六衛府の一つで宮中の警護や行幸の警備にあたる役所。そこの役人を近衛という。
左右二つの近衛府(左近・右近)があり、大将を長官とし、中将、少将、将監、大尉、少尉.....という官職がある。

◆太政官(だいじょうかん)

 東西五十六丈(約170m)、南北40丈(約121m)で、正庁は南門の正面にあり、官の庁・曹司・曹司の庁・庁事・上庁・官の曹司等といった。
南面を表とし、北と南にそれぞれ3つの石階(いしのきざはし)があった。
東庁は東堂ともいい、西庁は弁官庁・朝庁ともいった。
正庁から東西にのびている廊下を卯酉廊(ぼんゆうろう)、そこから南へのびている廊下を子午廊(しごろう)という。
敷地内の石階は全て3段のものだった。

 律令官の最高機関で、 八省及び諸国を司り、政治を管理する所で、現在の内閣のような場所。
 オオイマツリゴトノツカサ・カンノツカサともいう。
 大宝令(701年)の規定では、どの役所も四部官といって役人を四等に分け、長官(かみ)・次官(すけ)・判官(じょう)・主典(さかん)に割り当てた。

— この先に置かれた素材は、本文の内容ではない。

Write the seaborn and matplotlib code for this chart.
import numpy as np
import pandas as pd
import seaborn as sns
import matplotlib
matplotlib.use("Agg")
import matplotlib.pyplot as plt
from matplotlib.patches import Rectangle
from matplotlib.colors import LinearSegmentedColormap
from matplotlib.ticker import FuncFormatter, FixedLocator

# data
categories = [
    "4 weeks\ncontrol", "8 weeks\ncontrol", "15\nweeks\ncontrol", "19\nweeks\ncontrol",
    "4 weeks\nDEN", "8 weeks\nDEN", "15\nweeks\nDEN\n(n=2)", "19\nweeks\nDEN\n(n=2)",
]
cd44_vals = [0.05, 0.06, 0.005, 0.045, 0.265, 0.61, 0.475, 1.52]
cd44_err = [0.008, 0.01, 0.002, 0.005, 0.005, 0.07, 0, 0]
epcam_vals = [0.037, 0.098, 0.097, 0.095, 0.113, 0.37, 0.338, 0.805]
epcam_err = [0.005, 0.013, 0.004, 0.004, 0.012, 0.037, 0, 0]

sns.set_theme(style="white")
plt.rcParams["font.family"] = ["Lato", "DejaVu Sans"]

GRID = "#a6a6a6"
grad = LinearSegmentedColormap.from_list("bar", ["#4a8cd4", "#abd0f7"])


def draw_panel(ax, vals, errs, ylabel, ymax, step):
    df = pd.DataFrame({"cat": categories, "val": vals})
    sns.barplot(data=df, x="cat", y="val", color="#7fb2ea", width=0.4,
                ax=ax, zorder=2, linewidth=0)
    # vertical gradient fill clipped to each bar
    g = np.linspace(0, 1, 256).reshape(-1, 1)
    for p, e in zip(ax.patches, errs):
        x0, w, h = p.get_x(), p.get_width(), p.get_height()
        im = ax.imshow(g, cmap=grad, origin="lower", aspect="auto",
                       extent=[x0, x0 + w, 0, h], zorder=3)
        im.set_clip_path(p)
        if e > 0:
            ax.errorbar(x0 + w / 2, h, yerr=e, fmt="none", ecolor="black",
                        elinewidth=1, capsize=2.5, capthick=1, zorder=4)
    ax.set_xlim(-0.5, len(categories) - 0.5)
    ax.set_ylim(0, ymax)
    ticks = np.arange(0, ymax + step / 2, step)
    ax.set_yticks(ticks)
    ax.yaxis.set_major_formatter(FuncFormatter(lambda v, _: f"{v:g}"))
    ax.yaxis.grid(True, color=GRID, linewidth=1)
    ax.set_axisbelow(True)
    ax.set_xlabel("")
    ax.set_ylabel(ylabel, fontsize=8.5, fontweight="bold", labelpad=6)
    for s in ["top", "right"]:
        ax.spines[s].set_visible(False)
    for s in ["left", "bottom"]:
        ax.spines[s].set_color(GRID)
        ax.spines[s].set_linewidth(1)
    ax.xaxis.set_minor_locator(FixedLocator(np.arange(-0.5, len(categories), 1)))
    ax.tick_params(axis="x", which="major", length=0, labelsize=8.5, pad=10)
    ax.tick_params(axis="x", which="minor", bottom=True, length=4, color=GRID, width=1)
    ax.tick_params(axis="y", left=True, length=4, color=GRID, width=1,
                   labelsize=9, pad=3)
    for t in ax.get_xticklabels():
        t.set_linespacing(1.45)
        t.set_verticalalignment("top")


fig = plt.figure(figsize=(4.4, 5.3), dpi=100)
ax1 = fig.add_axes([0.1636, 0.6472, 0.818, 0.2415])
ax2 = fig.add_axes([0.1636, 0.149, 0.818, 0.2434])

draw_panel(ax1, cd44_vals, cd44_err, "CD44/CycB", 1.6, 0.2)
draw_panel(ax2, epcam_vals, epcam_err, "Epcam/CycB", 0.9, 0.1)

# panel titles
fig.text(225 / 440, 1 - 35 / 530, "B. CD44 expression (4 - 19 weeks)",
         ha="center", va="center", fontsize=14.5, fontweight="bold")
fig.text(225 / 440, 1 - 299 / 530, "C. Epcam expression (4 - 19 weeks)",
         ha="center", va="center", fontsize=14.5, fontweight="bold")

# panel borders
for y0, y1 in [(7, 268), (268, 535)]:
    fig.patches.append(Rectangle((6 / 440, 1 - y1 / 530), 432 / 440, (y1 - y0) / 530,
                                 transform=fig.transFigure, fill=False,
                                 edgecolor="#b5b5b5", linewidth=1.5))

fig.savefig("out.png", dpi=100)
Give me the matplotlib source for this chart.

 太政官も大臣を長官、納言を次官としたが、政務が多く忙しいことから、官内を三局に分け、少納言・左右弁官を判官とし、外記・左右史を主典とし、納言・参議以上がこれを司った。(一般に参議以上を公卿と呼ぶ)
 この少納言局・左弁官局・右弁官局の三局の役人をカンノツカサ・上官ともいった。